BEGIN Material
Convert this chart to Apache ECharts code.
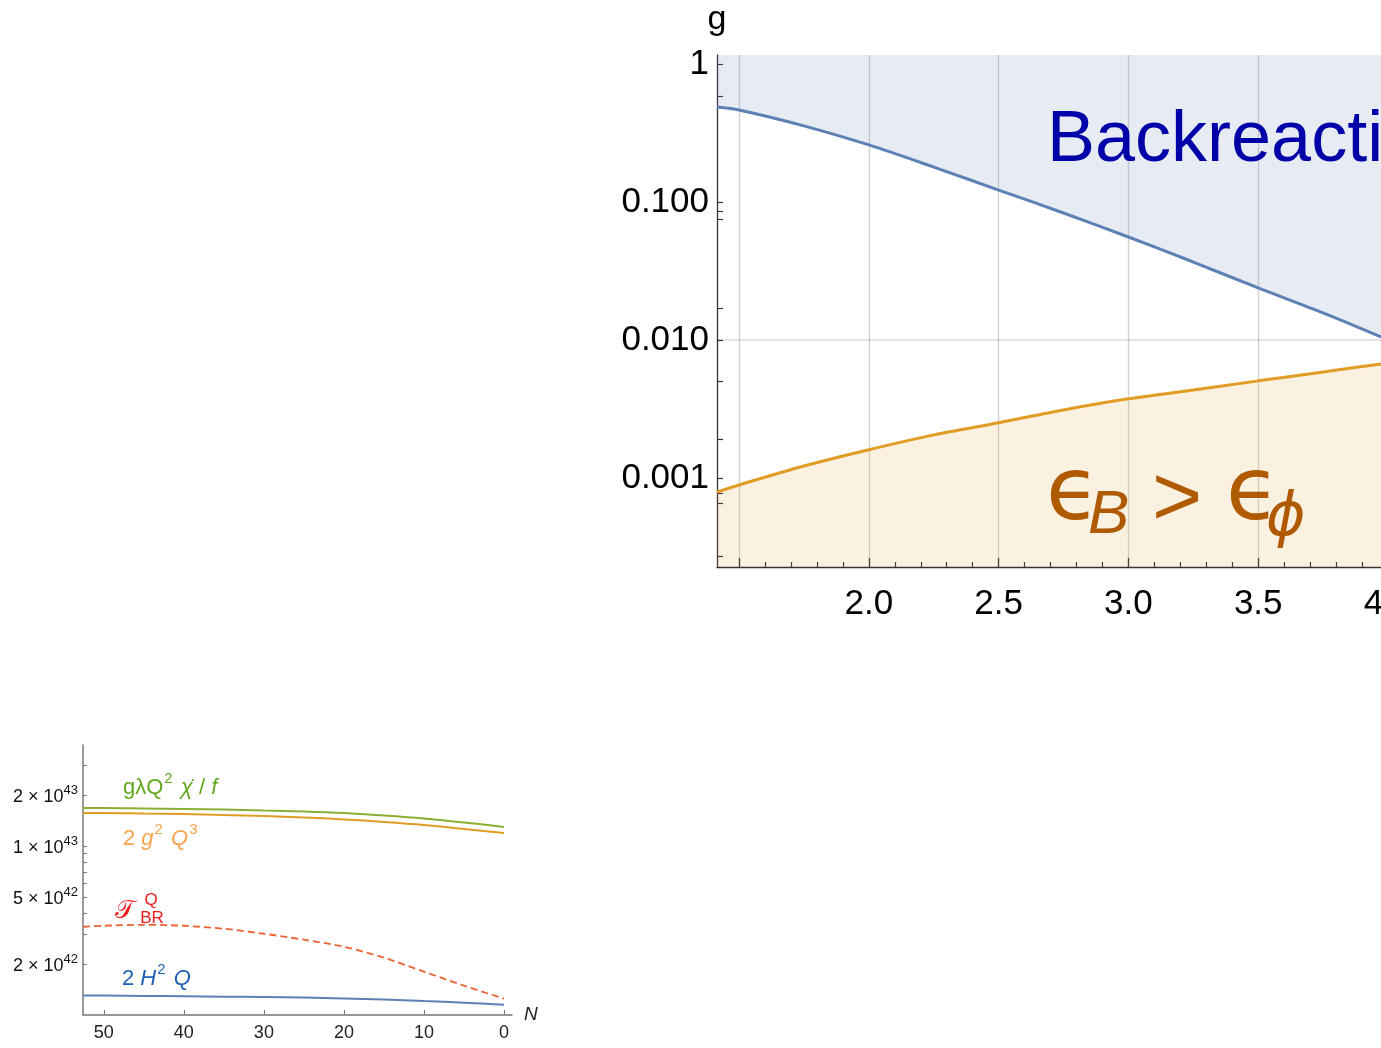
<!DOCTYPE html>
<html>
<head>
<meta charset="utf-8">
<script src="https://cdn.jsdelivr.net/npm/echarts@6/dist/echarts.min.js"></script>
<style>
html,body{margin:0;padding:0;background:#fff;}
#chart{width:1381px;height:1048px;}
</style>
</head>
<body>
<div id="chart"></div>
<script>
// ---------- Top chart data (x vs g, log y) ----------
const topX = [1.415, 1.5, 1.75, 2.0, 2.25, 2.5, 2.75, 3.0, 3.25, 3.5, 3.75, 4.0];
const backreactionG = [0.488, 0.464, 0.356, 0.259, 0.179, 0.122, 0.0832, 0.0557, 0.0367, 0.0238, 0.0157, 0.0100];
const energyG = [0.000792, 0.000889, 0.00122, 0.00160, 0.00205, 0.00251, 0.00311, 0.00374, 0.00434, 0.00505, 0.00586, 0.00681];
const topXMajor = [1.5, 2.0, 2.5, 3.0, 3.5, 4.0];
const topXLabels = [2.0, 2.5, 3.0, 3.5, 4.0];
const topXMinor = [1.6, 1.7, 1.8, 1.9, 2.1, 2.2, 2.3, 2.4, 2.6, 2.7, 2.8, 2.9, 3.1, 3.2, 3.3, 3.4, 3.6, 3.7, 3.8, 3.9];
const topYLabels = [0.001, 0.01, 0.1, 1];
const topYTicks = [0.00027, 0.00066, 0.00078, 0.001, 0.0019, 0.005, 0.01, 0.017, 0.075, 0.085, 0.1, 0.58, 1];

// ---------- Bottom chart data (N vs terms, log y) ----------
const nValues = [52.6, 50, 45, 40, 35, 30, 25, 20, 15, 10, 5, 0];
const termChi = [1.676e43, 1.676e43, 1.665e43, 1.654e43, 1.643e43, 1.620e43, 1.599e43, 1.566e43, 1.514e43, 1.453e43, 1.376e43, 1.295e43];
const termQ3 = [1.566e43, 1.566e43, 1.555e43, 1.545e43, 1.524e43, 1.503e43, 1.473e43, 1.434e43, 1.386e43, 1.330e43, 1.260e43, 1.193e43];
const termBR = [3.325e42, 3.370e42, 3.416e42, 3.370e42, 3.236e42, 3.023e42, 2.787e42, 2.533e42, 2.182e42, 1.804e42, 1.491e42, 1.250e42];
const termH = [1.302e42, 1.302e42, 1.297e42, 1.291e42, 1.284e42, 1.276e42, 1.267e42, 1.250e42, 1.233e42, 1.208e42, 1.183e42, 1.151e42];
const botXTicks = [0, 10, 20, 30, 40, 50];
const botYLabels = [2e42, 5e42, 1e43, 2e43];
const botYTicks = [2e42, 3e42, 4e42, 5e42, 6e42, 7e42, 8e42, 9e42, 1e43, 2e43, 3e43, 4e43];

const pair = (xs, ys) => xs.map((x, i) => [x, ys[i]]);
const FONT = '"Liberation Sans", Arial, sans-serif';

const chart = echarts.init(document.getElementById('chart'), null, {renderer: 'canvas'});

function sciLabel(v) {
  const e = Math.floor(Math.log10(v) + 1e-9);
  const m = Math.round(v / Math.pow(10, e));
  return '{m|' + m + ' \u00d7 10}{s|' + e + '}';
}

const supRich = {
  m: {fontSize: 22, fontFamily: FONT, verticalAlign: 'bottom', lineHeight: 27},
  i: {fontSize: 22, fontFamily: FONT, fontStyle: 'italic', verticalAlign: 'bottom', lineHeight: 27},
  s: {fontSize: 15, fontFamily: FONT, verticalAlign: 'top', lineHeight: 17, padding: [0, 2, 0, 1]}
};

const option = {
  animation: false,
  backgroundColor: '#fff',
  grid: [
    {left: 717, top: 55, width: 671, height: 512, outerBoundsMode: 'none', containLabel: false},
    {left: 83, top: 745, width: 429, height: 270, outerBoundsMode: 'none', containLabel: false}
  ],
  xAxis: [
    {
      type: 'value', gridIndex: 0, min: 1.415, max: 4.0,
      axisLine: {show: true, onZero: false, lineStyle: {color: '#333', width: 1.3}},
      axisTick: {show: true, inside: true, length: 9, customValues: topXMajor, lineStyle: {color: '#333', width: 1.3}},
      axisLabel: {show: true, customValues: topXLabels, formatter: v => Number(v).toFixed(1),
        fontSize: 35, fontFamily: FONT, color: '#000', margin: 20},
      splitLine: {show: true, lineStyle: {color: 'rgba(0,0,0,0.18)', width: 1.3}}
    },
    {
      type: 'value', gridIndex: 0, min: 1.415, max: 4.0, position: 'bottom',
      axisLine: {show: false, onZero: false},
      axisTick: {show: true, inside: true, length: 5, customValues: topXMinor, lineStyle: {color: '#333', width: 1.2}},
      axisLabel: {show: false},
      splitLine: {show: false}
    },
    {
      type: 'value', gridIndex: 1, min: -1, max: 52.6, inverse: true,
      name: 'N', nameLocation: 'start', nameGap: 12,
      nameTextStyle: {fontSize: 19, fontStyle: 'italic', fontFamily: FONT, color: '#222', verticalAlign: 'middle'},
      axisLine: {show: true, onZero: false, lineStyle: {color: '#777', width: 1.5}},
      axisTick: {show: true, inside: true, length: 5, customValues: botXTicks, lineStyle: {color: '#777'}},
      axisLabel: {show: true, customValues: botXTicks, fontSize: 18, fontFamily: FONT, color: '#222', margin: 9},
      splitLine: {show: false}
    }
  ],
  yAxis: [
    {
      type: 'log', logBase: 10, gridIndex: 0, min: 0.000226, max: 1.162, position: 'left',
      name: 'g', nameLocation: 'end', nameGap: 18,
      nameTextStyle: {fontSize: 34, fontFamily: FONT, color: '#000', align: 'center', verticalAlign: 'bottom'},
      axisLine: {show: true, onZero: false, lineStyle: {color: '#333', width: 1.3}},
      axisTick: {show: true, inside: true, length: 6, customValues: topYTicks, lineStyle: {color: '#333', width: 1.2}},
      axisLabel: {show: true, customValues: topYLabels,
        formatter: v => (v >= 0.999 ? '1' : Number(v).toFixed(3)),
        fontSize: 35, fontFamily: FONT, color: '#000', margin: 8},
      splitLine: {show: false}
    },
    {
      type: 'log', logBase: 10, gridIndex: 1, min: 1e42, max: 3.95e43, position: 'left',
      axisLine: {show: true, onZero: false, lineStyle: {color: '#777', width: 1.5}},
      axisTick: {show: true, inside: true, length: 4, customValues: botYTicks, lineStyle: {color: '#777'}},
      axisLabel: {show: true, customValues: botYLabels, formatter: sciLabel, margin: 5,
        rich: {
          m: {fontSize: 18, fontFamily: FONT, color: '#111', verticalAlign: 'bottom', lineHeight: 22},
          s: {fontSize: 13, fontFamily: FONT, color: '#111', verticalAlign: 'top', lineHeight: 13}
        }},
      splitLine: {show: false}
    }
  ],
  series: [
    {
      type: 'line', xAxisIndex: 0, yAxisIndex: 0, data: pair(topX, backreactionG),
      showSymbol: false, smooth: 0.3, z: 3,
      lineStyle: {color: '#5E81B5', width: 3},
      itemStyle: {color: '#5E81B5'},
      areaStyle: {origin: 'end', color: 'rgba(94,129,181,0.21)'},
      markLine: {
        silent: true, symbol: 'none', label: {show: false},
        lineStyle: {color: 'rgba(0,0,0,0.15)', width: 1.5, type: 'solid'},
        data: [{yAxis: 0.01}]
      }
    },
    {
      type: 'line', xAxisIndex: 0, yAxisIndex: 0, data: pair(topX, energyG),
      showSymbol: false, smooth: 0.3, z: 3,
      lineStyle: {color: '#E19C24', width: 3},
      itemStyle: {color: '#E19C24'},
      areaStyle: {origin: 'start', color: 'rgba(225,156,36,0.2)'}
    },
    {
      type: 'line', xAxisIndex: 2, yAxisIndex: 1, data: pair(nValues, termChi),
      showSymbol: false, smooth: 0.3,
      lineStyle: {color: '#8AAF34', width: 2}
    },
    {
      type: 'line', xAxisIndex: 2, yAxisIndex: 1, data: pair(nValues, termQ3),
      showSymbol: false, smooth: 0.3,
      lineStyle: {color: '#E19C24', width: 2}
    },
    {
      type: 'line', xAxisIndex: 2, yAxisIndex: 1, data: pair(nValues, termBR),
      showSymbol: false, smooth: 0.3,
      lineStyle: {color: '#EB6235', width: 1.8, type: [7, 4]}
    },
    {
      type: 'line', xAxisIndex: 2, yAxisIndex: 1, data: pair(nValues, termH),
      showSymbol: false, smooth: 0.3,
      lineStyle: {color: '#5E81B5', width: 2}
    }
  ],
  graphic: [
    {type: 'text', z: 100, style: {x: 1047, y: 141, text: 'Backreaction', font: '72px ' + FONT, fill: '#0000A8', verticalAlign: 'middle', align: 'left'}},
    {type: 'text', z: 100, style: {x: 1046, y: 496, text: '\u03f5', font: '88px "DejaVu Sans"', fill: '#B05A00', verticalAlign: 'middle', align: 'left'}},
    {type: 'text', z: 100, style: {x: 1088, y: 516, text: 'B', font: 'italic 62px ' + FONT, fill: '#B05A00', verticalAlign: 'middle', align: 'left'}},
    {type: 'text', z: 100, style: {x: 1152, y: 501, text: '>', font: '86px ' + FONT, fill: '#B05A00', verticalAlign: 'middle', align: 'left'}},
    {type: 'text', z: 100, style: {x: 1226, y: 496, text: '\u03f5', font: '88px "DejaVu Sans"', fill: '#B05A00', verticalAlign: 'middle', align: 'left'}},
    {type: 'text', z: 100, style: {x: 1266, y: 519, text: '\u03d5', font: 'italic 60px "DejaVu Sans"', fill: '#B05A00', verticalAlign: 'middle', align: 'left'}},

    {type: 'text', z: 100, style: {x: 123, y: 785, text: '{m|g\u03bbQ}{s|2}{m| }{i|\u03c7\u0307}{m| / }{i|f}', rich: supRich, fill: '#62A81F', verticalAlign: 'middle', align: 'left'}},
    {type: 'text', z: 100, style: {x: 123, y: 836, text: '{m|2 }{i|g}{s|2}{m| }{i|Q}{s|3}', rich: supRich, fill: '#F7A24F', verticalAlign: 'middle', align: 'left'}},
    {type: 'text', z: 100, style: {x: 115, y: 911, text: '\ud835\udcaf', font: '26px "DejaVu Serif", "DejaVu Sans", "Noto Sans"', fill: '#EE1C1C', verticalAlign: 'middle', align: 'left'}},
    {type: 'text', z: 100, style: {x: 151, y: 900, text: 'Q', font: '17px ' + FONT, fill: '#EE1C1C', verticalAlign: 'middle', align: 'center'}},
    {type: 'text', z: 100, style: {x: 152, y: 918, text: 'BR', font: '17px ' + FONT, fill: '#EE1C1C', verticalAlign: 'middle', align: 'center'}},
    {type: 'text', z: 100, style: {x: 122, y: 976, text: '{m|2 }{i|H}{s|2}{m| }{i|Q}', rich: supRich, fill: '#1D5FB4', verticalAlign: 'middle', align: 'left'}}
  ]
};
chart.setOption(option);
</script>
</body>
</html>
END Material
Set the lines above down again, word for word, from the first through the one containing "0.1, 0.58, 1];"; pictures excluded.

Convert this chart to Apache ECharts code.
<!DOCTYPE html>
<html>
<head>
<meta charset="utf-8">
<script src="https://cdn.jsdelivr.net/npm/echarts@6/dist/echarts.min.js"></script>
<style>
html,body{margin:0;padding:0;background:#fff;}
#chart{width:1381px;height:1048px;}
</style>
</head>
<body>
<div id="chart"></div>
<script>
// ---------- Top chart data (x vs g, log y) ----------
const topX = [1.415, 1.5, 1.75, 2.0, 2.25, 2.5, 2.75, 3.0, 3.25, 3.5, 3.75, 4.0];
const backreactionG = [0.488, 0.464, 0.356, 0.259, 0.179, 0.122, 0.0832, 0.0557, 0.0367, 0.0238, 0.0157, 0.0100];
const energyG = [0.000792, 0.000889, 0.00122, 0.00160, 0.00205, 0.00251, 0.00311, 0.00374, 0.00434, 0.00505, 0.00586, 0.00681];
const topXMajor = [1.5, 2.0, 2.5, 3.0, 3.5, 4.0];
const topXLabels = [2.0, 2.5, 3.0, 3.5, 4.0];
const topXMinor = [1.6, 1.7, 1.8, 1.9, 2.1, 2.2, 2.3, 2.4, 2.6, 2.7, 2.8, 2.9, 3.1, 3.2, 3.3, 3.4, 3.6, 3.7, 3.8, 3.9];
const topYLabels = [0.001, 0.01, 0.1, 1];
const topYTicks = [0.00027, 0.00066, 0.00078, 0.001, 0.0019, 0.005, 0.01, 0.017, 0.075, 0.085, 0.1, 0.58, 1];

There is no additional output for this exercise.